MPIchael
MPIchael

Reputation: 176

deadlock on c++ std::thread even with mutex lock

I try to get a better understanding of c++ threads. I implemented a small example where I want four threads to work on a index region within a std::vector.

Of course I ran into deadlocks and read into the use of mutexes and locks. As I understand, the general assumption is that all variables are shared by the threads, unless explicitly stated otherwise (thread_local). If a thread alters any global data it is wise to lock the recourse first, do the work on the data to avoid data races, then unlock the data again so that other threads may use it.

In my example the locks on std::cout work fine, the threads are created fine, the function is called fine, but the program still hangs even though i implemented the data_lock just before and after the data is manipulated. It also works fine if I comment out the data manipulation and display a message instead. The output is different from run to run, so I refrain from posting it.

My feeling is that I miss some concept of c++ threads that I am unaware of (I worked with MPI before).

My Questions:

  1. Is there a concept I am missing? What else do I need to know/read?
  2. What are the tools other than using mutexes, locks and thread_local to proper execution?

compiler instruction:

g++ -std=c++1y -O0 -g3 -Wall -c -fmessage-length=0 -pthread -MMD -MP -MF"src/main.d" -MT"src/main.d" -o "src/main.o" "../src/main.cpp"

code:

#include <iostream>
#include <thread>
#include <vector>
#include <mutex>
using namespace std;

std::mutex data_lock;
std::mutex cout_lock;

void output(std::string message){
    cout_lock.lock();
    cout << message << endl;
    cout_lock.unlock();
}

void work(std::vector<double>& data, const int s_ind, const int e_ind)     {
    thread_local int i = 0;
    for (i = s_ind; i <= e_ind; i++) {
        data_lock.lock();
        data[i] = 1.0;
        data_lock.unlock();
        //msg("work");
    }
}

int main() {
    const int size = 1000;
    const int cpus = 4;
    const int chunksize = size / cpus;

    //create Data vector
    std::vector<double> dat { (size) };

    //thread vector
    std::vector<std::thread> threads;

    //create and start threads with proper ranges (ranges tested)
    for (int cpu = 0; cpu < cpus; cpu++) {
        threads.push_back(std::thread(work, ref(dat), (cpu * chunksize),(((cpu + 1) * chunksize) - 1)));
        output("thread created");
    }

    //delete threads
    for (int cpu = 0; cpu < cpus; cpu++) {
        threads[cpu].join();
        output("thread joined");
    }
return 0;
}

Upvotes: 0

Views: 2223

Answers (1)

Slava
Slava

Reputation: 44258

I know there is a recommendation to use {} in ctor and it eliminates the problem with immplicit function declaration. But you have problem if the class has constructor overload with std::initializer_list<T> as a parameter and std::vector does. So this line:

std::vector<double> dat { (size) };

creates vector with one element size in it.

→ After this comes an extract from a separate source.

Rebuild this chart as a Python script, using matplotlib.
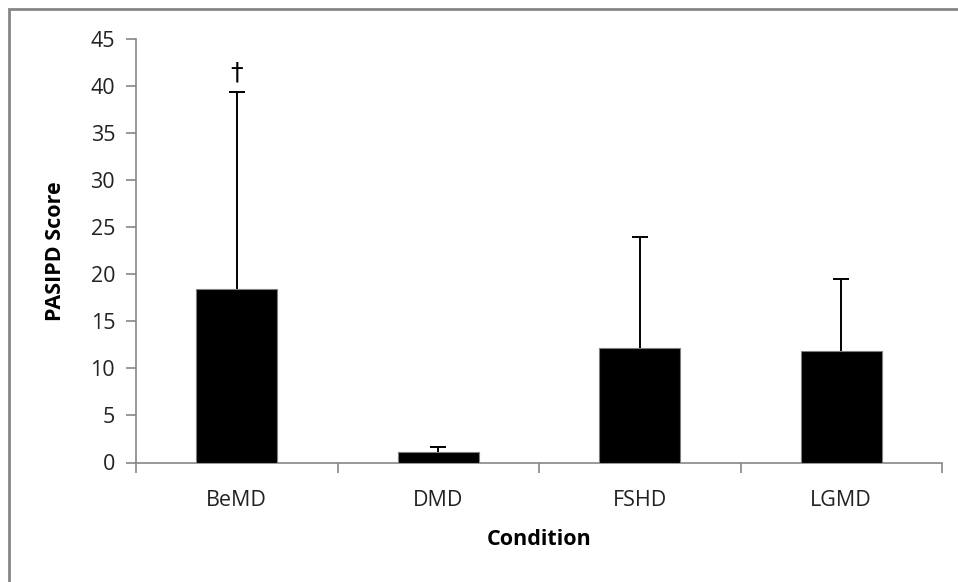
import matplotlib.pyplot as plt
import numpy as np
from matplotlib.patches import Rectangle

conditions = ['BeMD', 'DMD', 'FSHD', 'LGMD']
scores = [18.4, 1.1, 12.2, 11.8]
sd_upper = [21.0, 0.5, 11.8, 7.7]
markers = ['\u2020', '', '', '']

plt.rcParams['font.family'] = ['Open Sans', 'DejaVu Sans']

fig = plt.figure(figsize=(9.58, 5.82), dpi=100)
W, H = 958, 582

# gray frame around chart area (right/bottom fall outside the image)
fig.patches.append(Rectangle((9 / W, -0.05), 1.1, 1 - 9 / H + 0.05,
                             transform=fig.transFigure, fill=False,
                             edgecolor='#868686', linewidth=2))

ax = fig.add_axes([136 / W, 1 - 462.5 / H, (942 - 136) / W, (462.5 - 39) / H])

x = np.arange(len(conditions))
ax.bar(x, scores, width=0.4, color='black', edgecolor='#7f7f7f', linewidth=0.8,
       zorder=3)
# only the upper half of each error bar
eb = ax.errorbar(x, scores, yerr=[np.zeros(len(scores)), sd_upper], fmt='none',
                 ecolor='black', elinewidth=1.4, capsize=6, capthick=1.4,
                 zorder=2)
eb[1][0].set_visible(False)

for xi, s, e, m in zip(x, scores, sd_upper, markers):
    if m:
        ax.text(xi, s + e + 0.8, m, ha='center', va='bottom', fontsize=18,
                family=['DejaVu Sans'])

ax.set_xlim(-0.5, len(conditions) - 0.5)
ax.set_ylim(0, 45)
ax.set_yticks(np.arange(0, 46, 5))
ax.set_xticks(x)
ax.set_xticklabels(conditions)
ax.set_xticks(np.arange(-0.5, len(conditions), 1), minor=True)
ax.tick_params(axis='x', which='major', length=0, pad=20, labelsize=15.5,
               colors='#222222')
ax.tick_params(axis='x', which='minor', length=7, color='#868686', width=1.2)
ax.tick_params(axis='y', length=7, color='#868686', width=1.2, labelsize=15.5,
               pad=8, labelcolor='#222222')

for side in ['top', 'right']:
    ax.spines[side].set_visible(False)
for side in ['left', 'bottom']:
    ax.spines[side].set_color('#868686')
    ax.spines[side].set_linewidth(1.2)

ax.set_xlabel('Condition', fontsize=15.5, fontweight='bold', labelpad=13)
ax.set_ylabel('PASIPD Score', fontsize=15.5, fontweight='bold', labelpad=18)

fig.savefig('out.png', dpi=100)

As your statement that you run into deadlock and have to use mutexes, that's hardly possible. Most probably your program hangs, but that is not considered a deadlock. Deadlock is a situation when your threads block each other trying to lock mutexes in wrong order (or similar situation).

Note: this is not fix but you should use RAII for mutex lock and standard library provides tool for that: std::lock_guard, std::unique_lock or std::scoped_lock if you have c++17. Reason, why RAII should be used in this case (and many others) are described here

RAII guarantees that the resource is available to any function that may access the object (resource availability is a class invariant, eliminating redundant runtime tests). It also guarantees that all resources are released when the lifetime of their controlling object ends, in reverse order of acquisition. Likewise, if resource acquisition fails (the constructor exits with an exception), all resources acquired by every fully-constructed member and base subobject are released in reverse order of initialization. This leverages the core language features (object lifetime, scope exit, order of initialization and stack unwinding) to eliminate resource leaks and guarantee exception safety. Another name for this technique is Scope-Bound Resource Management (SBRM), after the basic use case where the lifetime of an RAII object ends due to scope exit.